Macedonian Prime Minister Zoran Zaev secured the required majority in parliament on Friday that was needed to rename the country in line with a landmark agreement with Greece to end a decades-long dispute.
Parliamentary speaker Talad Xhaferi said 81 MPs voted in favour of the name change in the 120-seat chamber, securing the required two-thirds majority.
A spokesperson for the governing Social Democrats said the ethnic Albanian legislators also agreed to back the deal.
Ethnic Albanians make up about a quarter of Macedonia’s 2.1 million people.
Albania has congratulated Macedonia’s parliament vote on name change as “a clear demonstration of statesmanship unlocking NATO and EU path”.
Albanian Foreign Minister Ditmir Bushati tweeted after the vote, saying “the contribution of Albanian political parties once again proved to be a decisive factor”.
The final vote of #PrespaAgreement by 🇲🇰 Parliament is a clear demonstration of statesmanship unlocking #NATO and #EU path. The contribution of Albanian political parties once again proved to be a decisive factor. Congratulations!

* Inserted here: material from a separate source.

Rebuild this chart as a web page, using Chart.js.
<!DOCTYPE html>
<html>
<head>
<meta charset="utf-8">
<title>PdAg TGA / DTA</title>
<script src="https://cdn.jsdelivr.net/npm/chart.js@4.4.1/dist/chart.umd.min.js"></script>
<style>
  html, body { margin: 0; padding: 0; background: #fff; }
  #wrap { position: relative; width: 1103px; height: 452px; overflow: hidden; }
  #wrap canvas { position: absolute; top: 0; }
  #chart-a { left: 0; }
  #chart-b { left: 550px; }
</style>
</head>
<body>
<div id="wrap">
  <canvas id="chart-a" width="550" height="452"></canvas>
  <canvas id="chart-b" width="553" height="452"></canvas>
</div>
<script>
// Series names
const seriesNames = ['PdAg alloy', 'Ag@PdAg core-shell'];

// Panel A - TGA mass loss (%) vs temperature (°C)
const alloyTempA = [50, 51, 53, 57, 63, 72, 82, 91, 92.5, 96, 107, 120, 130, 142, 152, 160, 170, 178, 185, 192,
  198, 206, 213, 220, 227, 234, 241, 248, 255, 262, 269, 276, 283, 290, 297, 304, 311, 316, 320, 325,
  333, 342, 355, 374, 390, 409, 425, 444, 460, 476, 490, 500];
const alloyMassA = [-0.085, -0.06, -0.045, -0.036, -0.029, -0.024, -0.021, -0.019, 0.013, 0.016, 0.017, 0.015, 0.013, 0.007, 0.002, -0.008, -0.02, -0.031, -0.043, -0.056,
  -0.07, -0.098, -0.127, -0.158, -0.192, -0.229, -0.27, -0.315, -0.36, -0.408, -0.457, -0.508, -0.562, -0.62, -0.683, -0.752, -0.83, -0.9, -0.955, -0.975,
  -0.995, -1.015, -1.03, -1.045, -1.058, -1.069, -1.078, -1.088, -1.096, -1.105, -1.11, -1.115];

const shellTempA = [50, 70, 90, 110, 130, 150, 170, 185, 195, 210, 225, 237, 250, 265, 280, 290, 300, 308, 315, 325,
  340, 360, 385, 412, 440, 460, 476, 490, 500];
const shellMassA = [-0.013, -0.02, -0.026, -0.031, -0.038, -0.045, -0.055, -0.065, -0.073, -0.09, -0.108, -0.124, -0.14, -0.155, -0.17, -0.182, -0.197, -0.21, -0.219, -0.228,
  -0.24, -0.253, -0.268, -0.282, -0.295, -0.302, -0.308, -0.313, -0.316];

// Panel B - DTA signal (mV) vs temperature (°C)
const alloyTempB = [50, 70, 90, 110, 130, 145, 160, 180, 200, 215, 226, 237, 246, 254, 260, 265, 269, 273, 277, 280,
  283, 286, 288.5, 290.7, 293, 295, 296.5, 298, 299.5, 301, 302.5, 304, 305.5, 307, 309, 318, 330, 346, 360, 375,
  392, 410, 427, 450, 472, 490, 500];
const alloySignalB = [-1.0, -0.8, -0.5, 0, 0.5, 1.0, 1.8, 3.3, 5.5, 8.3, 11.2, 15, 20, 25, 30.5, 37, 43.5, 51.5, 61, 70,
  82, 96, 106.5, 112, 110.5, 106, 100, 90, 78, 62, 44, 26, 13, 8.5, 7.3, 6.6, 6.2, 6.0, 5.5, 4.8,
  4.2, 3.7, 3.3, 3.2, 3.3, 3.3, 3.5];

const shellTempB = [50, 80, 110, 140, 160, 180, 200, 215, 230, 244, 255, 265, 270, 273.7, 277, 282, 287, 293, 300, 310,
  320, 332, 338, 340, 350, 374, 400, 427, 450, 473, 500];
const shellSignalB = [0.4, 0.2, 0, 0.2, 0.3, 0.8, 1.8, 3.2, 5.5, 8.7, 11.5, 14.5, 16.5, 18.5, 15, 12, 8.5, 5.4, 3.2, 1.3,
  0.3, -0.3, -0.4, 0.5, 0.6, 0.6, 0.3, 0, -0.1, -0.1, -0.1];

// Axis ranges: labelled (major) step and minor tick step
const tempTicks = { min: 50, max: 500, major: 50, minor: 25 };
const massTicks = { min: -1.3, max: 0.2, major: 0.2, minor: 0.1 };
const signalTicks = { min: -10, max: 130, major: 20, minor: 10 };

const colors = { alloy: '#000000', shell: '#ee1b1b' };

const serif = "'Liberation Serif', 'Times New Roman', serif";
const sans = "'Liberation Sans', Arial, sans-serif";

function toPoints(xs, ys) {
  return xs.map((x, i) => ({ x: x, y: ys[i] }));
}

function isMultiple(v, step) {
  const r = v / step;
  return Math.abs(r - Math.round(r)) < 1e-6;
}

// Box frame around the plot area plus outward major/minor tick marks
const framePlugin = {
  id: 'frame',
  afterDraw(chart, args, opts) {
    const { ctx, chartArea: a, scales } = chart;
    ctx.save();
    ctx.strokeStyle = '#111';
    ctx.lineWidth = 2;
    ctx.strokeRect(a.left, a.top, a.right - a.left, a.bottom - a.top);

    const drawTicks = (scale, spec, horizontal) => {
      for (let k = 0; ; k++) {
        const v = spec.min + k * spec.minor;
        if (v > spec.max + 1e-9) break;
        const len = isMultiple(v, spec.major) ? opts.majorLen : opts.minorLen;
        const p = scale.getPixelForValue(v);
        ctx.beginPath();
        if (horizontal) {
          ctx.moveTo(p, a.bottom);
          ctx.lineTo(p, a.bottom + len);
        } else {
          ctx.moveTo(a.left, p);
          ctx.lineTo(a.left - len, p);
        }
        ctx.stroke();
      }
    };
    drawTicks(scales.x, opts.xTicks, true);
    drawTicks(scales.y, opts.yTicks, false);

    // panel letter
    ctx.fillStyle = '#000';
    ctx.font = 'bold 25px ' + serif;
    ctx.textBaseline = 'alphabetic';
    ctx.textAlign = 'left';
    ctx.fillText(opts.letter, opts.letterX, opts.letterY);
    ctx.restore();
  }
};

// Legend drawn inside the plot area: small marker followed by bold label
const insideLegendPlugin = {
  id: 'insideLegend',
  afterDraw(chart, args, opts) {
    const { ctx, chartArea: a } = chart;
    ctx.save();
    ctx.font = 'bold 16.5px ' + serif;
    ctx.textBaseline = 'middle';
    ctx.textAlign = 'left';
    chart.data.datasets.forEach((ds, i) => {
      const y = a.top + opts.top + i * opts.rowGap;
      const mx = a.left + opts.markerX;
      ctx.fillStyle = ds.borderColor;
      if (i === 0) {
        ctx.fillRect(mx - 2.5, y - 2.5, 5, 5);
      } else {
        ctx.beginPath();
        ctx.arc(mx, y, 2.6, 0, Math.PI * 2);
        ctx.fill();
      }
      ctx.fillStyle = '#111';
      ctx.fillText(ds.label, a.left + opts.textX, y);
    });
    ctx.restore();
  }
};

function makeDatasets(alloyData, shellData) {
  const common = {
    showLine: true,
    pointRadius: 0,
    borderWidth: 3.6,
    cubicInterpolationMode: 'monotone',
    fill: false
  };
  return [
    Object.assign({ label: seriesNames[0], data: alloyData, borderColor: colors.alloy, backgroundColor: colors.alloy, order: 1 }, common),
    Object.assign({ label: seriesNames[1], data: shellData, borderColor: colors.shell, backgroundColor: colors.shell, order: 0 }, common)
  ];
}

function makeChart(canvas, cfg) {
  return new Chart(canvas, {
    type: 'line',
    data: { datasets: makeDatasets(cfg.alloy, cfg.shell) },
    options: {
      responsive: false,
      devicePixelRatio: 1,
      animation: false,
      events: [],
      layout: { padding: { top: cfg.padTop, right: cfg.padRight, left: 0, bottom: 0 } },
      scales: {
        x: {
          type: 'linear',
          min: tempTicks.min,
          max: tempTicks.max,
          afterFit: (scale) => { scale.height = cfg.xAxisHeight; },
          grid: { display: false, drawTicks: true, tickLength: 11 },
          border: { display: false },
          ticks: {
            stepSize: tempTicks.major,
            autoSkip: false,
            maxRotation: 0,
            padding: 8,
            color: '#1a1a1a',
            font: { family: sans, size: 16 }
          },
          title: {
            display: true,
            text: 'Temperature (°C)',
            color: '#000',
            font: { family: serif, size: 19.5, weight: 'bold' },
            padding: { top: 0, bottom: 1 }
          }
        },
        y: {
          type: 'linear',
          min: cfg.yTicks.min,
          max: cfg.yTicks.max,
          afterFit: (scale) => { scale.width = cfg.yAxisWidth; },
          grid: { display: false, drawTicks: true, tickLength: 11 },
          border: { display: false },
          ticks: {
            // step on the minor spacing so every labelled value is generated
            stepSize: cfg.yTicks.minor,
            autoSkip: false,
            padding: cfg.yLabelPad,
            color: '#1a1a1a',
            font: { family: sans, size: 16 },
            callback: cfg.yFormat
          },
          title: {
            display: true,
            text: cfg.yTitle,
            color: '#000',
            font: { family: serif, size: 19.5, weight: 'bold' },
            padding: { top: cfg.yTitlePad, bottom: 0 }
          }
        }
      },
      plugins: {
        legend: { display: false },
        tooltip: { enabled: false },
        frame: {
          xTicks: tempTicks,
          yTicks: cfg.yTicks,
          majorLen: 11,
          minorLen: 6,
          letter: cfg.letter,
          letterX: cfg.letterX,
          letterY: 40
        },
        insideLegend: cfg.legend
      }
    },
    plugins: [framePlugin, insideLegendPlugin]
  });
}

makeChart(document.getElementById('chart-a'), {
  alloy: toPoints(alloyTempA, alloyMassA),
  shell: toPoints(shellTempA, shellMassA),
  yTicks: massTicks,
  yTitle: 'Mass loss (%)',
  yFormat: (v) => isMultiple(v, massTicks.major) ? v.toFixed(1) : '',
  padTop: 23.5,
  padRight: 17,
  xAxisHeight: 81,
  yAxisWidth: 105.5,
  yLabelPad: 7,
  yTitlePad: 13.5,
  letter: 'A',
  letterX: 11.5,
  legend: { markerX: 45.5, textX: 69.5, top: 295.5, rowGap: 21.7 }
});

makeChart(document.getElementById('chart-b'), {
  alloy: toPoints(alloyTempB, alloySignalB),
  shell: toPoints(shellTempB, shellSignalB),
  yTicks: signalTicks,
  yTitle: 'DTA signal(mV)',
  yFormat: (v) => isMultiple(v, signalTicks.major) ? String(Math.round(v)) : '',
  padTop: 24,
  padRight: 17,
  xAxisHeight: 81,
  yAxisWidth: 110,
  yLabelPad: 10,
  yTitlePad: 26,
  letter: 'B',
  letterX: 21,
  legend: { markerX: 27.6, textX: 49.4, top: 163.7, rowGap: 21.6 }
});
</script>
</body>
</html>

— Ditmir Bushati (@ditmirbushati) January 11, 2019
Delays had marked the October vote that launched the procedure to change the constitution, also with a two-thirds majority.
The deal encountered strong opposition from both sides of the border, with critics saying it offered too many concessions to the other side.

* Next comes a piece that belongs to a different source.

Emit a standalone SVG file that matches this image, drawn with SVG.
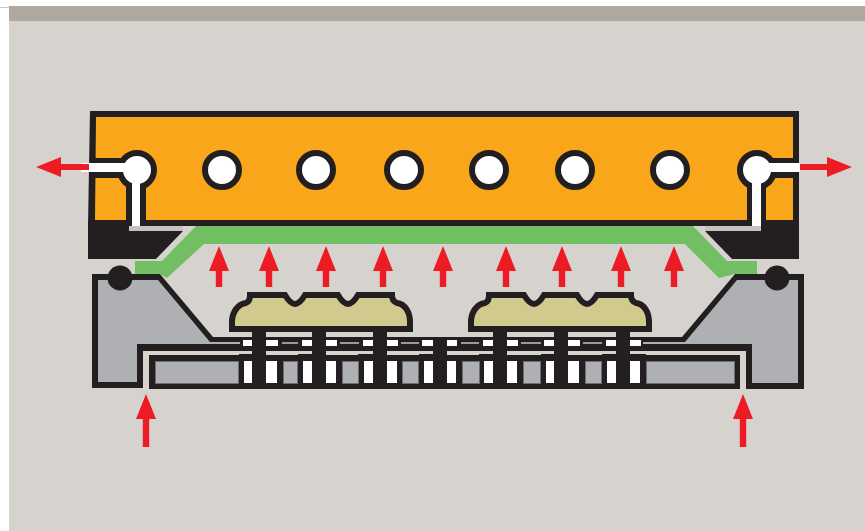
<svg xmlns="http://www.w3.org/2000/svg" width="865" height="531" viewBox="0 0 865 531">
<style>
.k{fill:#231f20}.w{fill:#fff}.g{fill:#afb0b3}.gw{fill:#afb0b3;stroke:#6d6e71;stroke-width:1}
.r{fill:#ed1c24}.hole{fill:#fff;stroke:#231f20;stroke-width:6}
.cap{fill:#d1c98d;stroke:#231f20;stroke-width:6;stroke-linejoin:miter}
.bg{fill:#d6d2ce}.thin{fill:#98989a}
</style>
<defs>
<path id="up" d="M0,0 L10,25 L3.200,25 L3.200,41 L-3.200,41 L-3.200,25 L-10,25 Z"/>
<path id="upl" d="M0,0 L10,25 L3.200,25 L3.200,53 L-3.200,53 L-3.200,25 L-10,25 Z"/>
<path id="cap" d="M232,329 L232,322 C232,312 238,304 246,303 C249,302 250,299 250,295 L285,295 C288,300 291,304 295,304 C299,304 302,300 305,295 L338,295 C341,300 344,304 348,304 C352,304 355,300 358,295 L392,295 C392,299 394,302 397,303 C405,304 410,312 410,322 L410,329 Z"/>
</defs>
<rect width="865" height="531" fill="#fff"/>
<rect x="0" y="7" width="9" height="1" fill="#c8c8c8"/>
<rect class="bg" x="9" y="6" width="856" height="525"/>
<rect x="9" y="6" width="856" height="15" fill="#b0a89e"/>

<g id="seal">
<path fill="#72bf63" d="M135,261 L162,261 L196,226 L693,226 L727,261 L757,261 L757,274 L735,274 L719,278 L685,244 L204,244 L167,278 L160,274 L135,274 Z"/>
</g>

<g id="manifold">
<path class="k" d="M90,111 L799,111 L799,226 L88,226 Z"/>
<path fill="#f9a61a" d="M96,117 L793,117 L793,220 L95,220 Z"/>
<path class="k" d="M88,222 L129,222 L129,231 L183,231 L156,259 L88,259 Z"/>
<path class="k" d="M761,222 L799,222 L799,259 L732,259 L705,231 L761,231 Z"/>
<rect x="129" y="226" width="54" height="5" fill="#c6c2bd"/>
<rect x="705" y="226" width="56" height="5" fill="#c6c2bd"/>
<rect class="k" x="94" y="158" width="42" height="20"/>
<rect class="k" x="126" y="170" width="20" height="56"/>
<rect class="k" x="757" y="158" width="38" height="20"/>
<rect class="k" x="747" y="170" width="19" height="56"/>
<circle class="hole" cx="137" cy="170" r="17"/>
<circle class="hole" cx="222" cy="170" r="17"/>
<circle class="hole" cx="316" cy="170" r="17"/>
<circle class="hole" cx="404" cy="170" r="17"/>
<circle class="hole" cx="489" cy="170" r="17"/>
<circle class="hole" cx="575" cy="170" r="17"/>
<circle class="hole" cx="670" cy="170" r="17"/>
<circle class="hole" cx="757" cy="170" r="17"/>
<rect class="w" x="81" y="163" width="56" height="9"/>
<rect class="w" x="132" y="170" width="8" height="56"/>
<rect class="w" x="757" y="163" width="43" height="9"/>
<rect class="w" x="752" y="170" width="9" height="56"/>
</g>

<g id="body">
<path class="k" d="M92,274 L160,274 L213,337 L682,337 L735,274 L804,274 L804,389 L746,389 L746,351 L143,351 L143,388 L92,388 Z"/>
<path class="g" d="M98,280 L158,280 L210,342 L240,342 L240,344 L137,344 L137,382 L98,382 Z"/>
<path class="g" d="M798,280 L737,280 L685,342 L643,342 L643,344 L752,344 L752,383 L798,383 Z"/>
<circle class="k" cx="120" cy="278" r="12.500"/>
<circle class="k" cx="777" cy="278" r="12.500"/>
<rect class="k" x="149" y="355" width="591" height="34"/>
<rect class="k" x="239" y="354" width="13" height="2"/>
<rect class="k" x="298" y="354" width="14" height="2"/>
<rect class="k" x="358" y="354" width="15" height="2"/>
<rect class="k" x="419" y="354" width="28" height="2"/>
<rect class="k" x="479" y="354" width="14" height="2"/>
<rect class="k" x="541" y="354" width="13" height="2"/>
<rect class="k" x="602" y="354" width="14" height="2"/>
<rect class="k" x="630" y="354" width="16" height="2"/>
</g>

<g id="lower-windows">
<rect class="gw" x="155.500" y="361.500" width="83" height="22"/>
<rect class="gw" x="283.500" y="361.500" width="14" height="22"/>
<rect class="gw" x="342.500" y="361.500" width="16" height="22"/>
<rect class="gw" x="402.500" y="361.500" width="16" height="22"/>
<rect class="gw" x="462.500" y="361.500" width="17" height="22"/>
<rect class="gw" x="523.500" y="361.500" width="17" height="22"/>
<rect class="gw" x="585.500" y="361.500" width="16" height="22"/>
<rect class="gw" x="646.500" y="361.500" width="88" height="22"/>
<rect class="w" x="244" y="361" width="8" height="22"/>
<rect class="w" x="266" y="361" width="11" height="22"/>
<rect class="w" x="303" y="361" width="9" height="22"/>
<rect class="w" x="326" y="361" width="10" height="22"/>
<rect class="w" x="364" y="361" width="9" height="22"/>
<rect class="w" x="387" y="361" width="10" height="22"/>
<rect class="w" x="424" y="361" width="9" height="22"/>
<rect class="w" x="447" y="361" width="9" height="22"/>
<rect class="w" x="484" y="361" width="9" height="22"/>
<rect class="w" x="507" y="361" width="10" height="22"/>
<rect class="w" x="546" y="361" width="8" height="22"/>
<rect class="w" x="568" y="361" width="11" height="22"/>
<rect class="w" x="607" y="361" width="9" height="22"/>
<rect class="w" x="630" y="361" width="10" height="22"/>
</g>

<g id="band-slots">
<rect class="w" x="243" y="340" width="9" height="6"/>
<rect class="w" x="266" y="340" width="12" height="6"/>
<rect class="w" x="302" y="340" width="10" height="6"/>
<rect class="w" x="326" y="340" width="11" height="6"/>
<rect class="w" x="363" y="340" width="10" height="6"/>
<rect class="w" x="387" y="340" width="11" height="6"/>
<rect class="w" x="422" y="340" width="11" height="6"/>
<rect class="w" x="447" y="340" width="10" height="6"/>
<rect class="w" x="483" y="340" width="10" height="6"/>
<rect class="w" x="507" y="340" width="11" height="6"/>
<rect class="w" x="544" y="340" width="10" height="6"/>
<rect class="w" x="568" y="340" width="12" height="6"/>
<rect class="w" x="606" y="340" width="10" height="6"/>
<rect class="w" x="630" y="340" width="11" height="6"/>
<rect class="thin" x="282" y="342" width="16" height="2"/>
<rect class="thin" x="340" y="342" width="19" height="2"/>
<rect class="thin" x="401" y="342" width="18" height="2"/>
<rect class="thin" x="461" y="342" width="18" height="2"/>
<rect class="thin" x="521" y="342" width="20" height="2"/>
<rect class="thin" x="583" y="342" width="19" height="2"/>
</g>

<g id="posts">
<rect class="k" x="252" y="330" width="14" height="59"/>
<rect class="k" x="312" y="330" width="14" height="59"/>
<rect class="k" x="373" y="330" width="14" height="59"/>
<rect class="k" x="433" y="340" width="14" height="49"/>
<rect class="k" x="493" y="330" width="14" height="59"/>
<rect class="k" x="554" y="330" width="14" height="59"/>
<rect class="k" x="616" y="330" width="14" height="59"/>
</g>

<g id="cap-left"><use href="#cap" class="cap"/></g>
<g id="cap-right"><use href="#cap" class="cap" x="239"/></g>

<g id="arrows" class="r">
<use href="#up" x="219" y="246"/>
<use href="#up" x="269" y="246"/>
<use href="#up" x="326" y="246"/>
<use href="#up" x="383" y="246"/>
<use href="#up" x="443" y="246"/>
<use href="#up" x="506" y="246"/>
<use href="#up" x="562" y="246"/>
<use href="#up" x="621" y="246"/>
<use href="#up" x="674" y="246"/>
<use href="#upl" x="146" y="394"/>
<use href="#upl" x="743" y="394"/>
<path d="M36,167 L61,157 L61,164 L89,164 L89,170 L61,170 L61,177 Z"/>
<path d="M852,167 L827,157 L827,164 L800,164 L800,170 L827,170 L827,177 Z"/>
</g>
</svg>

Representatives of the conservative opposition VMRO-DPMNE boycotted the vote.
The party’s leader Hristjan Mickoski accused the government of securing parliamentary approval by “blackmailing” MPs and urged Zaev to call an early election this spring.
Mickoski told reporters the move to appease Greece was made against the desires of the Macedonian people “and is an act of treason”.
Over the past three days, several hundred people protested against the deal in front of parliament.
Zaev agreed on the name change with Greek counterpart and fellow leftist Alexis Tsipras in June.
Under the agreement, after Skopje cements the name change with constitutional amendments, Tsipras is to push the ratification of the agreement through Greek parliament.
Greece is bound by terms of the deal to stop blocking Macedonia from NATOand other international groups and to allow it to start European Union accession talks as part of the deal. The so-called Prespa agreement seeks to end a 27-year-long dispute between Athens and Skopje over the name Macedonia.
The Greeks have accused their northern neighbours of intent to steal the identity and even territory from their own ancient province with that name, which Macedonia has denied.
Macedonian approval of the name change does not end the issue though.
The Greek government is struggling to hold up its end of the bargain, and is struggling to secure the political support required to ratify the agreement reached last June.
Greek Prime Minister Tsipras has said he wants to bring the deal – which has brought his coalition government to the brink of a breakup – to parliament in coming weeks.
Although his junior coalition partner opposes the deal, Tsipras has voiced confidence he will be able to secure ratification with the backing of opposition legislators.